A News Item.
Wellington, NZ. Wellington Police Superintendent Thomas DuPré gave a press conference today in which he discussed the recent suicide of two Wellington Police Department officers, and the attempted suicide by a third, who remains in care at Wellington Hospital.
“All three officers reported seeing strange visions about an hour prior to their suicide attempts. They variously described these hallucinations as involving bizarre insects and strange objects.”
Superintendent DuPré said all three were tested for drugs but results were negative. “It’s possible that this tragic episode is simply a rather horrible coincidence.”
All three incidents occurred nine days ago. The two successful and one attempted suicides were particularly brutal and appeared to be unplanned.
The investigation is ongoing.
Nothing was said publicly about the fact that the three officers, while on their way together to a soccer match a week earlier, had come across an overturned truck on the highway apparently headed to the port.
The truck had appeared to be carrying military grade weapons.
Higher authorities were called in to take over the case. And the three policemen would have nothing further to say on the matter.
[ARTIFACT]
From Deadline Hollywood:
The Academy announced today that Sandra Piper’s name would remain on the ballot for the Best Actress Oscar. There had been suggestions (surely not from studios and press agents tied to competing actresses, heaven forfend!) that the actress’s bizarre suicide would send a bad message to movie lovers and especially young fans. The statement reads in part, “We believe that an Academy Award is given for the work, and only for the work, and should not be affected by the tragedy that took this great talent’s life.”
Comments:
QxT: Sandra Piper was a great lady and a great actress. Shame on those who are trying to prophet from her death.
KeyAgrippa: She was nuts. That’s who we want to show off as a symbol of Hollywood?
Book Guy: Tragedy my ass. She was murdered. I don’t know how. Yet. But I knew Sandra, we worked together on UTD. No way she killed herself, she had everything to live for.
SEVEN
Seven thousand, two hundred and fourteen miles south and a bit east from the watery grave of the Doll Ship, where bloated, bleached-out bodies still fed indifferent fish, a very different sort of vessel was roaring across very different waters. The navy called it an LCAC—landing craft air cushion—a hovercraft some eighty-eight feet long and forty-seven feet wide.

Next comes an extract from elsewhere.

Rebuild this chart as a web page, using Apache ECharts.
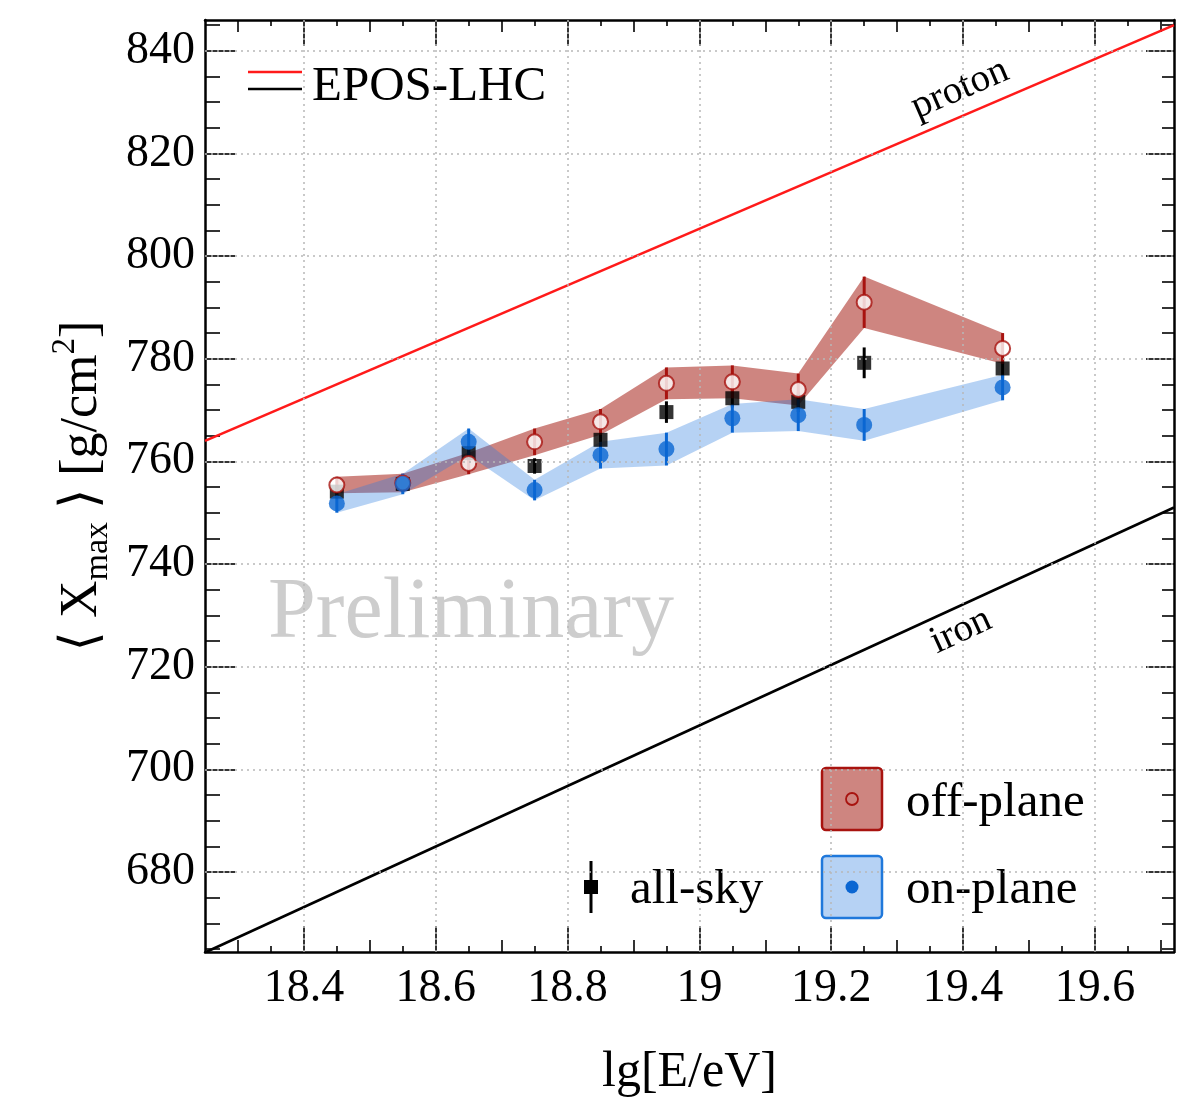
<!DOCTYPE html>
<html>
<head>
<meta charset="utf-8">
<title>Xmax vs energy</title>
<script src="https://cdn.jsdelivr.net/npm/echarts@6/dist/echarts.min.js"></script>
<style>
  html, body { margin: 0; padding: 0; background: #ffffff; }
  #chart { width: 1204px; height: 1097px; }
</style>
</head>
<body>
<div id="chart"></div>
<script>
// lg(E/eV) bin centres
const energy = [18.45, 18.55, 18.65, 18.75, 18.85, 18.95, 19.05, 19.15, 19.25, 19.46];

// <Xmax> in g/cm^2, with statistical uncertainties
const offPlane    = [755.4, 755.8, 759.6, 763.8, 767.7, 775.2, 775.5, 774.0, 791.0, 782.0];
const offPlaneErr = [1.6, 1.8, 2.1, 2.6, 2.5, 3.1, 3.2, 3.1, 5.0, 3.0];
const onPlane     = [751.8, 755.6, 763.8, 754.4, 761.2, 762.4, 768.4, 769.0, 767.1, 774.4];
const onPlaneErr  = [1.8, 2.0, 2.6, 2.0, 2.6, 3.2, 2.8, 3.1, 3.1, 2.5];
const allSky      = [754.1, 755.6, 761.6, 759.1, 764.2, 769.6, 772.3, 771.6, 779.2, 778.1];
const allSkyErr   = [1.2, 1.2, 1.5, 1.5, 1.8, 2.1, 1.8, 2.0, 3.0, 2.0];

// EPOS-LHC expectations (straight lines in lg E)
const protonLine = [[18.25, 764.0], [19.72, 845.0]];
const ironLine   = [[18.25, 664.3], [19.72, 751.0]];

// axis ranges and tick labels
const xRange = [18.25, 19.72];
const yRange = [664.4, 846.0];
const xMajorTicks = [18.4, 18.6, 18.8, 19, 19.2, 19.4, 19.6];
const yMajorTicks = [680, 700, 720, 740, 760, 780, 800, 820, 840];

const FONT = '"Liberation Serif", "DejaVu Serif", "Times New Roman", serif';
const RED_DARK = '#a8130f';
const RED_BAND = 'rgba(166, 32, 24, 0.55)';
const BLUE = '#0a66d2';
const BLUE_BAND = 'rgba(40, 122, 222, 0.34)';

// secondary tick positions between the labelled ones
function stepTicks(lo, hi, step, skipStep) {
  const out = [];
  const n0 = Math.ceil(lo / step - 1e-6), n1 = Math.floor(hi / step + 1e-6);
  for (let n = n0; n <= n1; n++) {
    const v = +(n * step).toFixed(4);
    if (skipStep && Math.abs(v / skipStep - Math.round(v / skipStep)) < 1e-6) continue;
    out.push(v);
  }
  return out;
}
const xMidTicks = stepTicks(xRange[0] + 0.01, xRange[1] - 0.01, 0.1, 0.2);
const xFineTicks = stepTicks(xRange[0] + 0.01, xRange[1] - 0.01, 0.05, 0.1);
const yMinorTicks = stepTicks(yRange[0] + 0.5, yRange[1] - 0.5, 5, 20);

function xAxisDef(position, ticks, len, showLine, showLabel) {
  return {
    type: 'value', position, min: xRange[0], max: xRange[1],
    axisLine: { show: showLine, onZero: false, lineStyle: { color: '#000', width: 2.5 } },
    axisTick: { show: true, inside: true, length: len, customValues: ticks,
                lineStyle: { color: '#000', width: 1.6 } },
    axisLabel: showLabel ? {
      show: true, customValues: ticks, margin: 14, fontSize: 46, color: '#000', fontFamily: FONT,
      formatter: v => String(+v.toFixed(2))
    } : { show: false },
    splitLine: { show: false }
  };
}
function yAxisDef(position, ticks, len, showLine, showLabel) {
  return {
    type: 'value', position, min: yRange[0], max: yRange[1],
    axisLine: { show: showLine, onZero: false, lineStyle: { color: '#000', width: 2.5 } },
    axisTick: { show: true, inside: true, length: len, customValues: ticks,
                lineStyle: { color: '#000', width: 1.6 } },
    axisLabel: showLabel ? {
      show: true, customValues: ticks, margin: 10, fontSize: 46, color: '#000', fontFamily: FONT,
      formatter: v => String(Math.round(v))
    } : { show: false },
    splitLine: { show: false }
  };
}

const xAxes = [
  xAxisDef('bottom', xMajorTicks, 26, true, true),
  xAxisDef('bottom', xMidTicks, 12, false, false),
  xAxisDef('bottom', xFineTicks, 6, false, false),
  xAxisDef('top', xMajorTicks, 26, true, false),
  xAxisDef('top', xMidTicks, 12, false, false),
  xAxisDef('top', xFineTicks, 6, false, false)
];
Object.assign(xAxes[0], {
  name: 'lg[E/eV]', nameLocation: 'middle', nameGap: 96, nameMoveOverlap: false,
  nameTextStyle: { fontSize: 50, color: '#000', fontFamily: FONT }
});

const yAxes = [
  yAxisDef('left', yMajorTicks, 30, true, true),
  yAxisDef('left', yMinorTicks, 15, false, false),
  yAxisDef('right', yMajorTicks, 28, true, false),
  yAxisDef('right', yMinorTicks, 12, false, false)
];
Object.assign(yAxes[0], {
  name: '{a|\u27E8 X}{s|max}{a| \u27E9 [g/cm}{p|2}{a|]}',
  nameLocation: 'middle', nameRotate: 90, nameGap: 90, nameMoveOverlap: false,
  nameTextStyle: {
    color: '#000', fontFamily: FONT,
    rich: {
      a: { fontSize: 52, fontFamily: FONT, color: '#000', lineHeight: 66, verticalAlign: 'middle' },
      s: { fontSize: 34, fontFamily: FONT, color: '#000', lineHeight: 66, verticalAlign: 'bottom' },
      p: { fontSize: 33, fontFamily: FONT, color: '#000', lineHeight: 66, verticalAlign: 'top' }
    }
  }
});

// translucent band between value-err and value+err, as one polygon
function bandSeries(name, vals, errs, fill) {
  return {
    type: 'custom', name, silent: true,
    data: energy.map((x, i) => [x, vals[i] - errs[i], vals[i] + errs[i]]),
    renderItem(params, api) {
      if (params.dataIndexInside !== 0) return null;
      const n = params.dataInsideLength;
      const upper = [], lower = [];
      for (let i = 0; i < n; i++) {
        upper.push(api.coord([api.value(0, i), api.value(2, i)]));
        lower.push(api.coord([api.value(0, i), api.value(1, i)]));
      }
      return {
        type: 'polygon',
        shape: { points: upper.concat(lower.reverse()) },
        style: { fill, stroke: null }
      };
    }
  };
}

// vertical error bars
function errorSeries(name, vals, errs, color) {
  return {
    type: 'custom', name, silent: true,
    data: energy.map((x, i) => [x, vals[i] - errs[i], vals[i] + errs[i]]),
    renderItem(params, api) {
      const a = api.coord([api.value(0), api.value(1)]);
      const b = api.coord([api.value(0), api.value(2)]);
      return {
        type: 'line',
        shape: { x1: a[0], y1: a[1], x2: b[0], y2: b[1] },
        style: { stroke: color, lineWidth: 3 }
      };
    }
  };
}

function markerSeries(name, vals, symbol, size, itemStyle) {
  return {
    type: 'scatter', name, silent: true, symbol, symbolSize: size,
    data: energy.map((x, i) => [x, vals[i]]),
    itemStyle
  };
}

const gridLineStyle = { color: '#b8b8b8', width: 1.5, type: [2, 4] };

const series = [
  {
    // dotted reference grid at the labelled ticks
    type: 'line', name: 'grid', data: [], silent: true, z: 0,
    markLine: {
      silent: true, symbol: ['none', 'none'], label: { show: false },
      lineStyle: gridLineStyle, emphasis: { disabled: true }, animation: false,
      data: xMajorTicks.map(v => ({ xAxis: v })).concat(yMajorTicks.map(v => ({ yAxis: v })))
    }
  },
  {
    type: 'line', name: 'proton', data: protonLine, showSymbol: false, silent: true,
    lineStyle: { color: '#ff1a1a', width: 2.6 }
  },
  {
    type: 'line', name: 'iron', data: ironLine, showSymbol: false, silent: true,
    lineStyle: { color: '#000', width: 2.6 }
  },
  errorSeries('all-sky err', allSky, allSkyErr, '#000'),
  markerSeries('all-sky', allSky, 'rect', 14, { color: '#000' }),
  bandSeries('off-plane band', offPlane, offPlaneErr, RED_BAND),
  errorSeries('off-plane err', offPlane, offPlaneErr, RED_DARK),
  markerSeries('off-plane', offPlane, 'circle', 15,
    { color: '#ffffff', borderColor: RED_DARK, borderWidth: 2 }),
  bandSeries('on-plane band', onPlane, onPlaneErr, BLUE_BAND),
  errorSeries('on-plane err', onPlane, onPlaneErr, BLUE),
  markerSeries('on-plane', onPlane, 'circle', 16, { color: BLUE })
];

const txt = (x, y, text, size) => ({
  type: 'text', x, y, silent: true,
  style: { text, fontSize: size, fontFamily: FONT, fill: '#000', align: 'left', verticalAlign: 'middle' }
});

const graphic = [
  // watermark
  { type: 'text', x: 471, y: 614, silent: true, z: 1,
    style: { text: 'Preliminary', fontSize: 86, fontFamily: FONT, fill: '#cdcdcd',
             align: 'center', verticalAlign: 'middle' } },
  // model labels along the lines
  { type: 'text', x: 960, y: 89, rotation: 0.4065, silent: true,
    style: { text: 'proton', fontSize: 39, fontFamily: FONT, fill: '#000',
             align: 'center', verticalAlign: 'middle' } },
  { type: 'text', x: 961, y: 631, rotation: 0.4298, silent: true,
    style: { text: 'iron', fontSize: 39, fontFamily: FONT, fill: '#000',
             align: 'center', verticalAlign: 'middle' } },
  // model legend
  { type: 'line', shape: { x1: 248, y1: 72, x2: 302, y2: 72 }, silent: true,
    style: { stroke: '#ff1a1a', lineWidth: 2.6 } },
  { type: 'line', shape: { x1: 248, y1: 89, x2: 302, y2: 89 }, silent: true,
    style: { stroke: '#000', lineWidth: 2.6 } },
  txt(312, 87, 'EPOS-LHC', 49),
  // data legend
  { type: 'line', shape: { x1: 591, y1: 861, x2: 591, y2: 913 }, silent: true,
    style: { stroke: '#000', lineWidth: 3 } },
  { type: 'rect', shape: { x: 584, y: 880, width: 14, height: 14 }, silent: true,
    style: { fill: '#000' } },
  txt(630, 890, 'all-sky', 49),
  { type: 'rect', shape: { x: 822, y: 768, width: 60, height: 62, r: 4 }, silent: true,
    style: { fill: RED_BAND, stroke: RED_DARK, lineWidth: 2.5 } },
  { type: 'circle', shape: { cx: 852, cy: 799, r: 6 }, silent: true,
    style: { fill: 'none', stroke: RED_DARK, lineWidth: 1.8 } },
  txt(906, 803, 'off-plane', 49),
  { type: 'rect', shape: { x: 822, y: 856, width: 60, height: 62, r: 4 }, silent: true,
    style: { fill: BLUE_BAND, stroke: '#1f78db', lineWidth: 2.5 } },
  { type: 'circle', shape: { cx: 852, cy: 887, r: 6.5 }, silent: true,
    style: { fill: BLUE } },
  txt(906, 890, 'on-plane', 49)
];

const chart = echarts.init(document.getElementById('chart'), null, { renderer: 'canvas' });
chart.setOption({
  animation: false,
  backgroundColor: '#ffffff',
  textStyle: { fontFamily: FONT },
  grid: { left: 205, right: 30, top: 20, bottom: 145, containLabel: false, outerBoundsMode: 'none' },
  xAxis: xAxes,
  yAxis: yAxes,
  series,
  graphic
});
</script>
</body>
</html>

This LCAC was no longer part of the U.S. Navy; it was privately owned, and it had been extensively modified with more efficient turbines, tougher skirts, and integrated deicing systems.
It was one of two in active service in Antarctic waters. The craft were used to carry large cargos ashore and, just as critically, to remove garbage, and to do so in weather that would swat a helicopter down onto the ice.
Environmentalists were determined to keep Antarctica “green,” despite the fact that green was rarely seen on the ice.
The LCACs shuttled back and forth between shore and a refurbished navy-surplus amphibious assault ship now called the Celadon. Celadon being a shade of green. (Her sister ship was the Shamrock.) The LCACs were the Jade Monkey and the Emerald, again, shades of green. But the LCACs were in fact painted white and gray with splashes of rescue-orange.
The particular LCAC arriving in a whirlwind of salt spray and noise was the Jade Monkey, skippered by Imelda Suarez. Suarez—no one called her Imelda—had a four-person crew and a cargo of booze, diesel fuel, and a massive electrical generator covered by a tarp, as well as a climate-controlled steel container filled with potatoes, apples, fresh spinach, grapes, and oranges. The box was painted with the logo of Whole Foods, and indeed all the produce was organic.
For the old-timers the very idea that fresh fruit and meat could be almost (not quite) year-round was astonishing, and it caused quite a bit of grumbling about how easy things had gotten.
It was nearing summer in Antarctica, and there in McMurdo Sound the thermometer showed a pleasant twenty-nine degrees Fahrenheit. The wind was a noticeable but manageable eighteen knots. The sun was shining. This time of year it shone pretty nearly all day. All in all about as pleasant as you could ask for at McMurdo.
The Jade Monkey floated over the water and up onto gravel, its big black rubber skirts all puffed out and vibrating like a trumpet player’s cheeks. Suarez powered down, and the vehicle came to rest with a disgruntled wheeze of engines and a long, slow fart as the air cushion bled out.
Imelda Suarez was twenty-eight years old, five feet seven inches tall, dark-skinned, weather-beaten but pretty in the right light. She had worked for Cathexis Inc., owner of the Celadon and her two LCACs, for three years, two as skipper of the Jade Monkey.
It was grueling, brutal, often boring, but occasionally terrifying work. Suarez had never lost a cargo, she had never lost a crewman, and she had kept that spotless record by never underestimating the A-factor. The Antarctic factor. The capacity of the most alien of all continents to complicate or obliterate the scheme
s of Homo sapiens.
Antarctica was always out to kill you.